Sitting and standing volleyball in post war countries Print E-mail

Field: Rehabilitation program
Target group: Patients/clients in rehabilitation with lower extremity impairments (mostly amputees)

Purpose:

  • Improve the patients’/clients’ physical activity and physical fitness level.
  • Promote an active lifestyle after rehabilitation.
  • Prepare patients/clients for reintegration into society after rehabilitation.

Programme:
Sitting volleyball is a Paralympic team sport to involve persons with locomotor disabilities, predominantly on the level of lower extremities. The main contingent for sitting volleyball are traumatic leg amputee – whether, mono- or bilateral. A sitting volleyball game is played as well by polio, CP and by the other persons with a variety of the permanent impairment of the musculoskeletal or nervous systems. Sitting volleyball has his roots in Europe and it is now a worldwide developed sport. 71
Historically, sitting volleyball is one of the oldest sports within a scope of the Paralympic family. The roots are going back to the fifties of the last century. The research data are showing that sitting volleyball is a safe sport; there is a little possibility of injury or the secondary, sport related health pathology.
Health related quality of life of sitting volleyball players is higher comparing to their non physically active counterparts with a disability. Sitting volleyball promotes many modalities of the overall health, not only the physical functioning. Sitting volleyball can be used as a means of physical rehabilitation for a wide spectrum of persons with predominantly leg’s impairments.
Sitting volleyball is a cheap sport. Sitting volleyball can be played in the ordinary sports hall or even outside. Only the ordinary net and volley balls are necessary to start playing. Sitting volleyball is played without the prostheses. There is no sophisticated equipment like the wheelchairs to be used.
When playing sitting volleyball, the sport specific biomechanical potential of the athletes with a disability is the same as for the able bodied ones. Because the game is played in a sitting position it makes the persons with a scope of disabilities even to the able-bodied peers. This fact, along with an attractively active game itself, gives a good reason for the able bodied players to be included into the sitting volleyball teams on a national level. Sitting volleyball is a fast and specific sport of its own. Normally, the able bodied volleyball teams are losing to their counterparts with a disability when playing sitting volleyball.
Being an attractive, simple, cheap and safe kind of sport for the persons with a disability, sitting volleyball can be widely advised as a mean of adapted physical activity. The main contingent comprises the traumatic amputee; therefore sitting volleyball is especially suitable, though is not limited to, for the post war countries to involve a wide spectrum of the persons with a disability.
This programme with international impact of scope helps the miscellaneous type of impairment. It requires mainly knowledge in:

  • To understand the impact and risks of physical activity.
  • To know the impact of medication on exercise performance.
  • Understand indications and contra-indications of sports and adapted physical activities in the rehabilitation of specific populations.
  • Understand the major components influencing the process of adapting activity situations.
  • Understand the various community based physical activity and sports organisations eligible for patients/clients in the Adapted Physical Activity programme.

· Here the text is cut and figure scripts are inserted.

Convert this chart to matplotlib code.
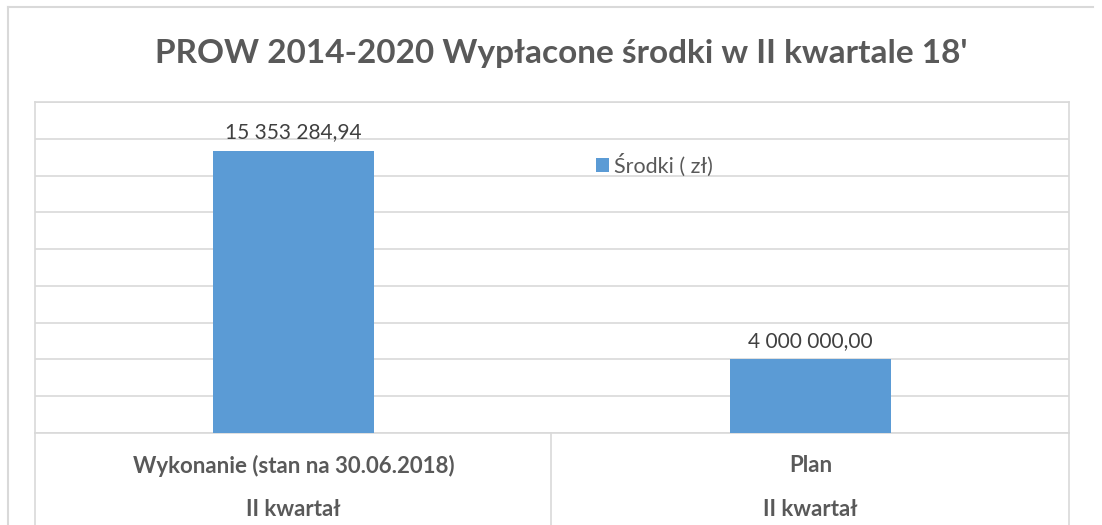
import matplotlib.pyplot as plt
from matplotlib.lines import Line2D

# chart data
categories = ["Wykonanie (stan na 30.06.2018)", "Plan"]
sub_labels = ["II kwartał", "II kwartał"]
values = [15353284.94, 4000000.00]
series_name = "Środki ( zł)"
title = "PROW 2014-2020 Wypłacone środki w II kwartale 18'"

W, H = 1102, 525
grid_col = "#d9d9d9"
bar_col = "#5b9bd5"
txt_col = "#595959"

plt.rcParams['font.family'] = ['Lato', 'DejaVu Sans']


def pl_format(v):
    s = f"{v:,.2f}"
    return s.replace(",", " ").replace(".", ",")


def fx(px):
    return px / W


def fy(py):
    return 1 - py / H


fig = plt.figure(figsize=(W / 100, H / 100), dpi=100)
ax = fig.add_axes([fx(35), fy(433), fx(1069) - fx(35), fy(102) - fy(433)])

x = list(range(len(categories)))
bars = ax.bar(x, values, width=0.313, color=bar_col, label=series_name, zorder=3)

ax.set_xlim(-0.5, len(categories) - 0.5)
ax.set_ylim(0, 18000000)
ax.set_yticks(range(0, 18000001, 2000000))
ax.yaxis.grid(True, color=grid_col, linewidth=1.2, zorder=0)
ax.tick_params(left=False, bottom=False, labelleft=False, labelbottom=False)
for sp in ax.spines.values():
    sp.set_color(grid_col)
    sp.set_linewidth(1.2)

for b, v in zip(bars, values):
    ax.annotate(pl_format(v), (b.get_x() + b.get_width() / 2, v),
                xytext=(0, 6), textcoords="offset points",
                ha="center", va="bottom", fontsize=15, color="#404040")

# category table below the plot
for xp in [35, 551, 1069]:
    fig.add_artist(Line2D([fx(xp), fx(xp)], [fy(433), fy(525)], color=grid_col, lw=1.2))
trans = ax.get_xaxis_transform()
for i, (c, s) in enumerate(zip(categories, sub_labels)):
    ax.text(i, (fy(466) - fy(433)) / (fy(102) - fy(433)), c, transform=trans,
            ha="center", va="center", fontsize=16, fontweight="bold", color=txt_col, clip_on=False)
    ax.text(i, (fy(510) - fy(433)) / (fy(102) - fy(433)), s, transform=trans,
            ha="center", va="center", fontsize=16, fontweight="bold", color=txt_col, clip_on=False)

# outer chart border
fig.add_artist(Line2D([fx(8), fx(1093)], [fy(7), fy(7)], color=grid_col, lw=1.5))
fig.add_artist(Line2D([fx(8), fx(8)], [fy(7), fy(525)], color=grid_col, lw=1.5))

fig.text(fx(561), fy(54), title, ha="center", va="center", fontsize=24,
         fontweight="bold", color=txt_col)

ax.legend(loc="center left", bbox_to_anchor=(fx(596), fy(165)), bbox_transform=fig.transFigure,
          frameon=False, fontsize=15.5, labelcolor=txt_col, handlelength=0.6, handleheight=0.6,
          handletextpad=0.25, borderpad=0, borderaxespad=0)

fig.savefig("out.png", dpi=100)
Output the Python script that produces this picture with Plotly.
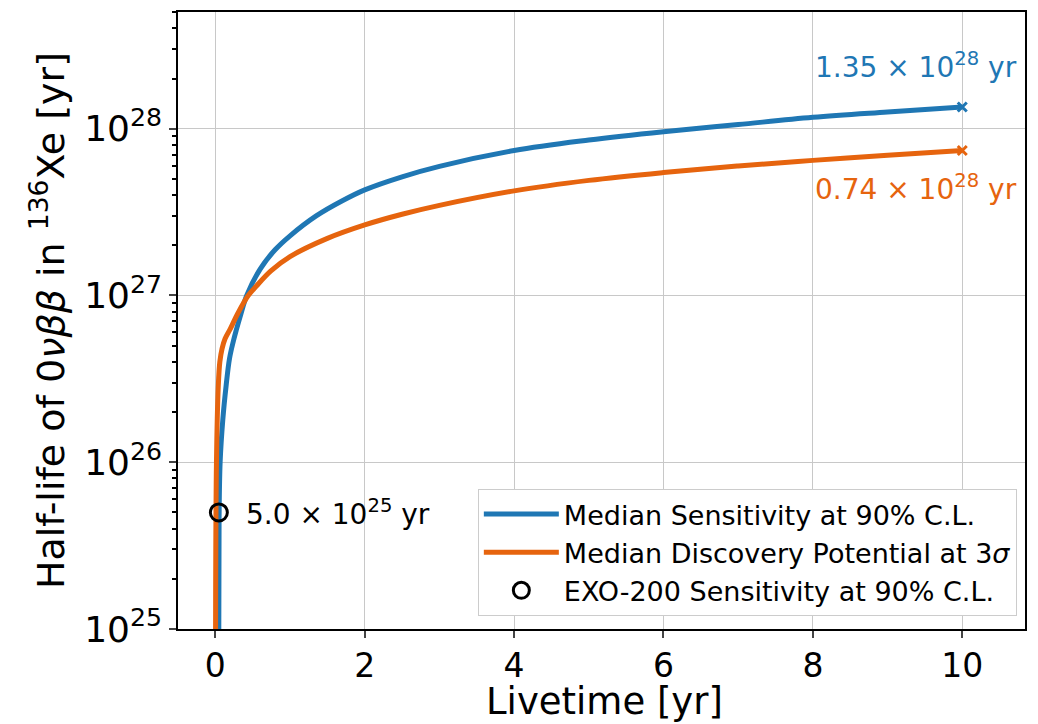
import math
import plotly.graph_objects as go

# ---- data ----
sens_x = [0.046, 0.05, 0.064, 0.10, 0.145, 0.19, 0.24, 0.28, 0.34, 0.42, 0.60, 0.80, 1.0, 1.35, 1.7,
          2.0, 2.5, 3.0, 4.0, 5.0, 6.0, 7.0, 8.0, 9.0, 10.0]
sens_y = [9e24, 4.6e25, 1e26, 1.8e26, 2.9e26, 4.2e26, 5.3e26, 6.2e26, 7.7e26, 1.0e27, 1.44e27, 1.88e27,
          2.28e27, 3.0e27, 3.7e27, 4.3e27, 5.15e27, 5.95e27, 7.4e27, 8.55e27, 9.6e27, 1.06e28,
          1.17e28, 1.26e28, 1.35e28]

disc_x = [0.003, 0.015, 0.04, 0.06, 0.09, 0.13, 0.20, 0.30, 0.44, 0.55, 0.74, 1.0, 1.5, 2.0, 2.5,
          3.0, 4.0, 5.0, 6.0, 7.0, 8.0, 9.0, 10.0]
disc_y = [9e24, 1e26, 2.9e26, 4.0e26, 4.8e26, 5.5e26, 6.3e26, 7.8e26, 1.0e27, 1.14e27, 1.40e27, 1.71e27,
          2.2e27, 2.65e27, 3.07e27, 3.47e27, 4.24e27, 4.9e27, 5.46e27, 5.98e27, 6.46e27, 6.94e27, 7.4e27]

exo_x = [0.047]
exo_y = [5.0e25]

sens_label = "1.35 × 10<sup>28</sup> yr"
disc_label = "0.74 × 10<sup>28</sup> yr"
exo_label = "5.0 × 10<sup>25</sup> yr"
x_title = "Livetime [yr]"
y_title = "Half-life of 0<i>νββ</i> in <sup>136</sup>Xe [yr]"

x_ticks = [0, 2, 4, 6, 8, 10]
y_exps = [25, 26, 27, 28]

BLUE = "#1f77b4"
ORANGE = "#e6640e"
FONT = "DejaVu Sans"

fig = go.Figure()
fig.add_trace(go.Scatter(x=sens_x, y=sens_y, mode="lines",
                         line=dict(color=BLUE, width=5, shape="spline", smoothing=1.0),
                         name="Median Sensitivity at 90% C.L."))
fig.add_trace(go.Scatter(x=disc_x, y=disc_y, mode="lines",
                         line=dict(color=ORANGE, width=5, shape="spline", smoothing=1.0),
                         name="Median Discovery Potential at 3<i>σ</i>"))
fig.add_trace(go.Scatter(x=exo_x, y=exo_y, mode="markers",
                         marker=dict(symbol="circle-open", size=17, color="black", line=dict(width=3)),
                         name="EXO-200 Sensitivity at 90% C.L."))
# end-point markers
fig.add_trace(go.Scatter(x=[sens_x[-1]], y=[sens_y[-1]], mode="markers", showlegend=False,
                         marker=dict(symbol="x-thin", size=9, line=dict(width=3, color=BLUE))))
fig.add_trace(go.Scatter(x=[disc_x[-1]], y=[disc_y[-1]], mode="markers", showlegend=False,
                         marker=dict(symbol="x-thin", size=9, line=dict(width=3, color=ORANGE))))

fig.add_annotation(x=9.38, y=math.log10(sens_y[-1]) + 0.25, xref="x", yref="y", text=sens_label,
                   showarrow=False, font=dict(family=FONT, size=28, color=BLUE))
fig.add_annotation(x=9.38, y=math.log10(disc_y[-1]) - 0.22, xref="x", yref="y", text=disc_label,
                   showarrow=False, font=dict(family=FONT, size=28, color=ORANGE))
fig.add_annotation(x=0.39, y=math.log10(exo_y[0]), xref="x", yref="y", text=exo_label,
                   showarrow=False, xanchor="left", font=dict(family=FONT, size=28, color="black"))
# x-axis title
fig.add_annotation(x=0.504, y=-0.118, xref="paper", yref="paper", text=x_title,
                   showarrow=False, xanchor="center", yanchor="middle",
                   font=dict(family=FONT, size=37, color="black"))

minor_vals = [float(m) * 10.0 ** e for e in y_exps for m in range(2, 10)]

fig.update_layout(
    width=1030, height=716,
    margin=dict(l=170, r=13, t=2, b=95),
    paper_bgcolor="white", plot_bgcolor="white",
    font=dict(family=FONT, color="black"),
    showlegend=True,
    legend=dict(x=0.354, y=0.021, xanchor="left", yanchor="bottom",
                bgcolor="white", bordercolor="#cccccc", borderwidth=1,
                font=dict(family=FONT, size=27), tracegroupgap=0, itemwidth=75),
    xaxis=dict(range=[-0.5, 10.84], tickvals=x_ticks, ticks="outside", ticklen=7, tickwidth=1.5,
               showline=True, mirror=True, linecolor="black", linewidth=1.5,
               showgrid=True, gridcolor="#c8c8c8", gridwidth=1, zeroline=False,
               tickfont=dict(family=FONT, size=33)),
    yaxis=dict(type="log", range=[25, 28.70],
               tickvals=[10.0 ** e for e in y_exps],
               ticktext=[f"10<sup>{e}</sup>" for e in y_exps],
               ticks="outside", ticklen=7, tickwidth=1.5,
               minor=dict(tickvals=minor_vals, ticks="outside", ticklen=4, tickcolor="black",
                          showgrid=False),
               showline=True, mirror=True, linecolor="black", linewidth=1.5,
               showgrid=True, gridcolor="#c8c8c8", gridwidth=1, zeroline=False,
               tickfont=dict(family=FONT, size=36),
               title=dict(text=y_title, font=dict(family=FONT, size=38), standoff=8)),
)

fig.write_html("out.html")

Skills are equally important:

  • Master the ability to safely apply the Adapted Physical Activity programmes, including regular evaluations, using risk stratification and pre-programme screening.
  • Master teaching, training and coaching skills (didactical skills), needed for a well-balanced approach in a therapeutic environment.
  • Understand the principles of adapting activities, games and sports.
  • Be able to adapt activities to the functional potential of the participants.
  • Master the professional skill to initiate and effectively process adaptation.
  • Master those skills which are necessary in the preparation of a strategic policy for management and integration of Adapted Physical Activity programmes within the multidisciplinary character of rehabilitation.

Example of good practice was described by Aivars Vetra and Pavel Mustafin from Riga Stradins University.